To start with, I don’t know and may be somebody would tell me the qualitative difference between a pious Christian and devout Muslim or the difference between a spirit-filled child of God and god-fearing servant of Allah.
To me one is as good as the other and either would make a good leader. In Yorubaland, a typical family is, on average, equally populated by people of the two major faiths, and in some instances, a sprinkle of traditional faith practitioners and we have all lived in harmony.
True we are very religious but we are not fanatical about it – a development which underscores the fact the greatest number of inter-faith marriages are among the Yoruba. Really, I fail to see the point in insisting a person of particular faith should be preferred for election into public office for the purpose of balancing. Balancing what? What logic inheres in insisting on a person of particular faith?
For avoidance of doubt, I am a Christian, but it is immaterial to me if the next ten successive governors of Lagos State are Muslims. What matters is how credible honest, morally upright and responsible the candidate is. I want a person of vision, sincerity, hard-work, integrity, not necessarily a Christian, as a governor.
Somebody may argue in opposition that our constitution itself recognises right to religion and guarantees freedom from discrimination on the basis of religion, among other grounds. Beautifully said!
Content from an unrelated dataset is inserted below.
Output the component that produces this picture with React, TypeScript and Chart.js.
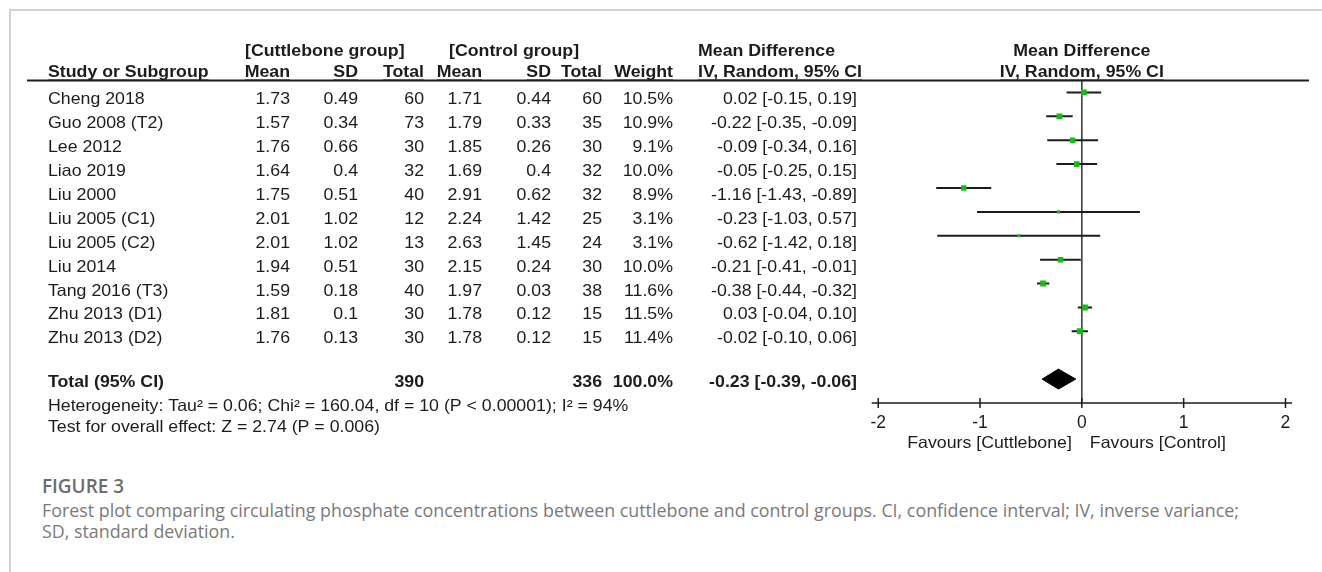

But the truth is that what the 1999 Constitution guarantees is freedom from discrimination on the basis of religion and not affirmative action on religious ground. These are two different things. Freedom from discrimination operates to bar situations when a person is denied his entitlement or rightful position on the ground of his religious conviction.
Affirmative action on the other is a policy of deliberate reservation of some posts, offices or benefits to some group considered underprivileged or discriminated against. There is no basis for affirmative action on the ground of religion in our law. Both Senator Bola Tinubu and the incumbent governor Fashola are Muslims, so what? Lagosians voted for them because they believed in them.
The agitation for a Christian governor may also be faulted on other grounds.
But wait, why should only the Muslim and the Christians monopolise the rotation, how about the traditional worshippers? Methinks they too should have a shot at the coveted seat, whatever is sauce for the goose is sauce for the gander. Perhaps they too would have to rotate it among different worshipers of the deities in the pantheon.
How about starting with Sango adherents, then Ogun devotees would have their own slot and give the baton to Sonponno faithful who would also have the worshippers of Orisa Oko queuing up behind them!